Not that I’m perfect, but blaming myself never turned into taking responsibility for myself and actually doing anything about it. It took me years to have the ‘bingo’ moment of ‘if I’m the reason I’m so unhappy, then I’m the only one with the power to make myself happy again.’
That eureka/bingo moment early on translated into dieting/exercise, but these days it’s about my capabilities and what I am able to do.
There are so many minefields sitting in our own brains waiting to blow us up if we aren’t paying attention!
And you’re right; patience is a key factor in building a new personal vision. It took years – possibly decades – to internalize all the negative messages. You can’t work them out and cast them out on a whim. You have to keep looking at your assumptions and considering them.
What’s more, I think it’s important for those further along the path to be open about the fact that it’s not an easy one when you’re talking to new recruits to the world of body acceptance. Kudos to you both for your breakthrough and your courage in sharing it – warts and all – with all of us.
Thank you so much for the kudos, Twistie.

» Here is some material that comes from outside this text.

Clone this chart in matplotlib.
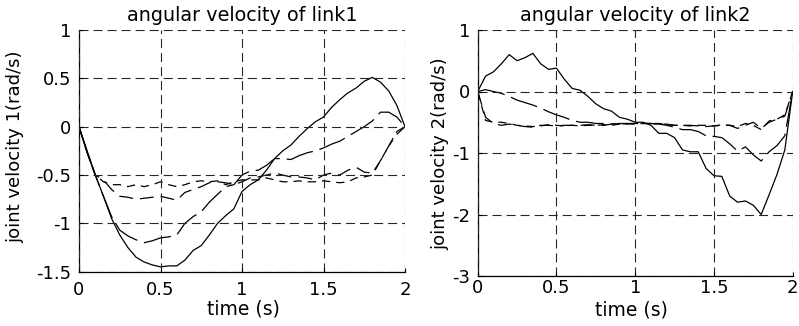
import numpy as np
import matplotlib
matplotlib.use("Agg")
import matplotlib.pyplot as plt

plt.rcParams['font.family'] = ['DejaVu Sans']
plt.rcParams['lines.scale_dashes'] = False

t = np.linspace(0, 2, 41)

link1_solid = [0.0, -0.25, -0.5, -0.72, -0.95, -1.12, -1.25, -1.35, -1.40, -1.43,
               -1.45, -1.44, -1.44, -1.38, -1.28, -1.23, -1.12, -1.0, -0.92, -0.85,
               -0.67, -0.6, -0.55, -0.45, -0.33, -0.25, -0.19, -0.1, -0.02, 0.05,
               0.1, 0.2, 0.28, 0.35, 0.4, 0.47, 0.51, 0.46, 0.37, 0.22, 0.0]
link1_dash_long = [0.0, -0.27, -0.5, -0.72, -0.93, -1.07, -1.13, -1.17, -1.2, -1.18,
                   -1.15, -1.14, -1.12, -1.0, -0.93, -0.88, -0.78, -0.7, -0.62, -0.6,
                   -0.5, -0.46, -0.45, -0.4, -0.33, -0.33, -0.34, -0.3, -0.27, -0.25,
                   -0.22, -0.18, -0.15, -0.1, -0.05, 0.0, 0.06, 0.15, 0.15, 0.1, 0.0]
link1_dash_mid = [0.0, -0.27, -0.5, -0.55, -0.65, -0.72, -0.73, -0.75, -0.74, -0.73,
                  -0.72, -0.74, -0.76, -0.68, -0.65, -0.62, -0.58, -0.57, -0.58, -0.6,
                  -0.57, -0.53, -0.52, -0.5, -0.48, -0.5, -0.52, -0.52, -0.53, -0.55,
                  -0.5, -0.48, -0.5, -0.45, -0.42, -0.47, -0.48, -0.35, -0.2, -0.08, 0.0]
link1_dash_short = [0.0, -0.27, -0.5, -0.57, -0.6, -0.6, -0.62, -0.6, -0.62, -0.6,
                    -0.57, -0.6, -0.62, -0.6, -0.57, -0.56, -0.57, -0.56, -0.6, -0.57,
                    -0.55, -0.55, -0.55, -0.53, -0.55, -0.57, -0.57, -0.56, -0.57, -0.57,
                    -0.56, -0.57, -0.58, -0.57, -0.53, -0.52, -0.5, -0.35, -0.2, -0.05, 0.0]

link2_solid = [0.0, 0.25, 0.32, 0.45, 0.6, 0.5, 0.55, 0.62, 0.45, 0.36,
               0.38, 0.2, 0.05, 0.02, -0.08, -0.2, -0.28, -0.32, -0.42, -0.45,
               -0.5, -0.5, -0.55, -0.68, -0.68, -0.75, -0.95, -0.98, -0.98, -1.25,
               -1.37, -1.38, -1.7, -1.8, -1.78, -1.85, -2.0, -1.68, -1.35, -0.95, 0.0]
link2_dash_long = [0.0, 0.03, 0.0, -0.03, -0.08, -0.14, -0.18, -0.22, -0.27, -0.33,
                   -0.38, -0.42, -0.47, -0.5, -0.5, -0.52, -0.52, -0.53, -0.52, -0.52,
                   -0.52, -0.52, -0.52, -0.53, -0.55, -0.58, -0.62, -0.62, -0.65, -0.72,
                   -0.73, -0.75, -0.85, -0.97, -0.9, -1.03, -1.13, -0.98, -0.88, -0.72, 0.0]
link2_dash_mid = [0.0, -0.42, -0.52, -0.55, -0.53, -0.55, -0.57, -0.58, -0.55, -0.55,
                  -0.56, -0.55, -0.55, -0.55, -0.54, -0.55, -0.55, -0.53, -0.52, -0.53,
                  -0.52, -0.52, -0.52, -0.53, -0.53, -0.55, -0.55, -0.55, -0.56, -0.57,
                  -0.56, -0.55, -0.55, -0.6, -0.55, -0.5, -0.6, -0.5, -0.45, -0.4, 0.0]
link2_dash_short = [0.0, -0.47, -0.5, -0.5, -0.52, -0.55, -0.56, -0.57, -0.56, -0.54,
                    -0.55, -0.56, -0.55, -0.56, -0.55, -0.55, -0.54, -0.55, -0.53, -0.52,
                    -0.53, -0.52, -0.52, -0.52, -0.54, -0.55, -0.55, -0.56, -0.55, -0.55,
                    -0.56, -0.54, -0.55, -0.57, -0.52, -0.55, -0.62, -0.48, -0.45, -0.38, 0.0]

xticks = [0, 0.5, 1, 1.5, 2]
xticklabels = ['0', '0.5', '1', '1.5', '2']
yticks1 = [-1.5, -1, -0.5, 0, 0.5, 1]
yticklabels1 = ['-1.5', '-1', '-0.5', '0', '0.5', '1']
yticks2 = [-3, -2, -1, 0, 1]
yticklabels2 = ['-3', '-2', '-1', '0', '1']

titles = ['angular velocity of link1', 'angular velocity of link2']
ylabels = ['joint velocity 1(rad/s)', 'joint velocity 2(rad/s)']
xlabel = 'time (s)'

W, H = 799, 326
fig = plt.figure(figsize=(W / 100, H / 100), dpi=100)

ax1 = fig.add_axes([79 / W, 1 - 271.7 / H, 326 / W, 241.7 / H])
ax2 = fig.add_axes([477.7 / W, 1 - 276 / H, 315 / W, 246 / H])

styles = [
    dict(linestyle='-'),
    dict(linestyle=(0, (20, 5))),
    dict(linestyle=(0, (10, 5))),
    dict(linestyle=(0, (6, 4.3))),
]

fs = 13

def setup(ax, yticks, ylabels_, ylim, title, ylabel, xpad, xl_coords, yl_coords):
    ax.set_xlim(0, 2)
    ax.set_ylim(*ylim)
    ax.set_xticks(xticks)
    ax.set_xticklabels(xticklabels)
    ax.set_yticks(yticks)
    ax.set_yticklabels(ylabels_)
    ax.grid(True, color='0.15', linewidth=0.8, linestyle=(0, (6.5, 3.6)))
    ax.set_axisbelow(False)
    for s in ['top', 'right']:
        ax.spines[s].set_visible(False)
    for s in ['left', 'bottom']:
        ax.spines[s].set_linewidth(0.9)
        ax.spines[s].set_color('black')
    ax.tick_params(axis='x', direction='in', length=3, labelsize=fs, pad=xpad)
    ax.tick_params(axis='y', direction='in', length=3, labelsize=fs, pad=5.5)
    ax.set_title(title, fontsize=13.8, pad=6.5)
    ax.set_xlabel(xlabel, fontsize=13.5, va='center')
    ax.xaxis.set_label_coords(*xl_coords)
    ax.set_ylabel(ylabel, fontsize=13, va='center')
    ax.yaxis.set_label_coords(*yl_coords)

series1 = [link1_solid, link1_dash_long, link1_dash_mid, link1_dash_short]
series2 = [link2_solid, link2_dash_long, link2_dash_mid, link2_dash_short]

for ys, st in zip(series1, styles):
    ax1.plot(t, ys, color='black', linewidth=0.9, **st)
for ys, st in zip(series2, styles):
    ax2.plot(t, ys, color='black', linewidth=0.9, **st)

setup(ax1, yticks1, yticklabels1, (-1.5, 1), titles[0], ylabels[0], 6.5,
      (0.503, -0.155), (-0.196, 0.517))
setup(ax2, yticks2, yticklabels2, (-3, 1), titles[1], ylabels[1], 2.5,
      (0.489, -0.138), (-0.12, 0.498))

fig.savefig('out.png', dpi=100)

It is really appreciated… especially after spending some time gnashing my teeth about whether to post or not to post.
I’ve pretty much accepted the fact that my brain is full of all sorts of things that could trip me up. I’ve found that this fact isn’t a big problem as long as I’m willing to be honest about my thoughts, not beat myself up about them and be willing to dig and process on them. I think that as long as we have the tools to work ourselves out of the occassional mires that things will workout… and if someone doesn’t have those tools yet, it is never too late to learn them. There is always hope.